WHAT TO DO
Pictures excluded, return the lines below from the first through the line holding "plt.rcParams['font.family'] = ['Liberation".

DATASET CONTENT
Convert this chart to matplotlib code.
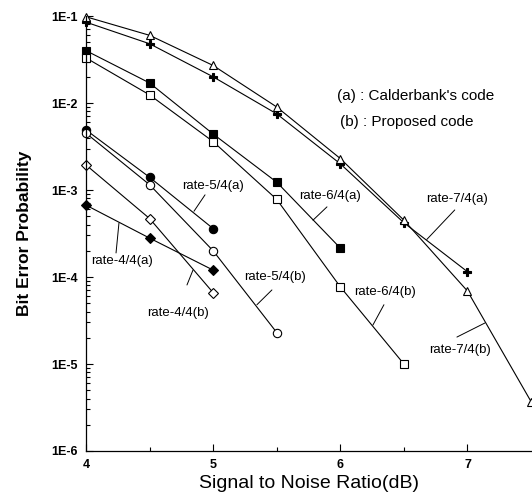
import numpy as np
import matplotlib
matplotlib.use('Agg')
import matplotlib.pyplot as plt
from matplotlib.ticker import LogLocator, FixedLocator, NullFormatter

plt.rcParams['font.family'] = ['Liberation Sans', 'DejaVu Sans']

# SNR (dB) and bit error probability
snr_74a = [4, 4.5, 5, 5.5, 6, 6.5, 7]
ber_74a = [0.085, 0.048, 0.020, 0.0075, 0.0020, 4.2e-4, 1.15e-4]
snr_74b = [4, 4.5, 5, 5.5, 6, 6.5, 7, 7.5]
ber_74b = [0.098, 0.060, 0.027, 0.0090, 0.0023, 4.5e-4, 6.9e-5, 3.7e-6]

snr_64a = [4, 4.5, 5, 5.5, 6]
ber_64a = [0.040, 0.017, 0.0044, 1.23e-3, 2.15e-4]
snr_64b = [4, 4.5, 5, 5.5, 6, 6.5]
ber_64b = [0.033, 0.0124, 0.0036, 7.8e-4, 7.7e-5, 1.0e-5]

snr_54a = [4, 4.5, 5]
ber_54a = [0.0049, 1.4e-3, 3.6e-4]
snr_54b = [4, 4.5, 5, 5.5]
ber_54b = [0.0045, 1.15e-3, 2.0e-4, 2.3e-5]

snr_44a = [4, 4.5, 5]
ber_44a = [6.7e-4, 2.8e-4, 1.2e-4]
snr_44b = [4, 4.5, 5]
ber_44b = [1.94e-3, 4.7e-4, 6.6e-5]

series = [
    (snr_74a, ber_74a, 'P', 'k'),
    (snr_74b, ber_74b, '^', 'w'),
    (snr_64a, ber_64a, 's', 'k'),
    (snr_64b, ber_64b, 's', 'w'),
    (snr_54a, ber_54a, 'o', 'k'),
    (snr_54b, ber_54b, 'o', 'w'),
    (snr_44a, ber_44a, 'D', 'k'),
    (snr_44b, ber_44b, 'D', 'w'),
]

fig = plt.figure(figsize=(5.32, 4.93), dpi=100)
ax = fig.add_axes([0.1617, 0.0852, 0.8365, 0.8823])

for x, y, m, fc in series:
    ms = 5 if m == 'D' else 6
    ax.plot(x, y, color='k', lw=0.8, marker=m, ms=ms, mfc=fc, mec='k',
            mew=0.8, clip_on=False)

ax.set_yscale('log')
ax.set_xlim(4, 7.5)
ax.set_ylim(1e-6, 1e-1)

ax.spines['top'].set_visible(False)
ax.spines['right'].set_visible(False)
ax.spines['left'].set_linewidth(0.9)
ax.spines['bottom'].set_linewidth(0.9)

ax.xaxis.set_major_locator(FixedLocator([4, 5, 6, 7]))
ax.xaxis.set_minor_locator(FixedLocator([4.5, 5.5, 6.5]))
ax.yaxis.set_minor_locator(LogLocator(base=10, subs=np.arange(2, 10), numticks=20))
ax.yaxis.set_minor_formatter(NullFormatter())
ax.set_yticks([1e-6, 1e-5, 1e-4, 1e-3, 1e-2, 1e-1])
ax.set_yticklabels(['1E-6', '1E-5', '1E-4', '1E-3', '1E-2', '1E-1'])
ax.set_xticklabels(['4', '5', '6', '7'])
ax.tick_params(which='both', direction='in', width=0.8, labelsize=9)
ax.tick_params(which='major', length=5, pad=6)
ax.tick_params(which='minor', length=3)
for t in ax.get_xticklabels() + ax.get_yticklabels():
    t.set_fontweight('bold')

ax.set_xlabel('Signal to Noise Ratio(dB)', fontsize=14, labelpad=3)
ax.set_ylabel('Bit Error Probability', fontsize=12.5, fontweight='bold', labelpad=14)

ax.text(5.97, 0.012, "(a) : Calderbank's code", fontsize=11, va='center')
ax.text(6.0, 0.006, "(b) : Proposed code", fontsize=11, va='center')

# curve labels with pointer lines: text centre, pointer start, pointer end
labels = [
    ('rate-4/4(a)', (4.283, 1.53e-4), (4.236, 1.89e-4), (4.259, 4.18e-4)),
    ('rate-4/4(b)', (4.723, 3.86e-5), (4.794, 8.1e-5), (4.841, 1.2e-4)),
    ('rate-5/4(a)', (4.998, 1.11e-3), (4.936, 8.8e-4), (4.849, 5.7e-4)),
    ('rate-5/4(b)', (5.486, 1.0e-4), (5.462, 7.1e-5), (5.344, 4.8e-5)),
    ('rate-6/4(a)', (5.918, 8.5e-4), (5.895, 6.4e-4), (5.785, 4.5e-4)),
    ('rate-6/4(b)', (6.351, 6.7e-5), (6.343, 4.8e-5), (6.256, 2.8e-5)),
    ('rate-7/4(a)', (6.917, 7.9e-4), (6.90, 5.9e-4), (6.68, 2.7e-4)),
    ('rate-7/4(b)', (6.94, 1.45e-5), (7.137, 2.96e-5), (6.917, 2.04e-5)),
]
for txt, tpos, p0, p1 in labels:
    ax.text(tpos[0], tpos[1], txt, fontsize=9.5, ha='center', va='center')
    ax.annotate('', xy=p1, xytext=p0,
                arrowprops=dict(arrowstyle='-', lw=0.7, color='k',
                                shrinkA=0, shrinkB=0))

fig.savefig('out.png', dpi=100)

EXERCISE RESPONSE
Convert this chart to matplotlib code.
import numpy as np
import matplotlib
matplotlib.use('Agg')
import matplotlib.pyplot as plt
from matplotlib.ticker import LogLocator, FixedLocator, NullFormatter

plt.rcParams['font.family'] = ['Liberation Sans', 'DejaVu Sans']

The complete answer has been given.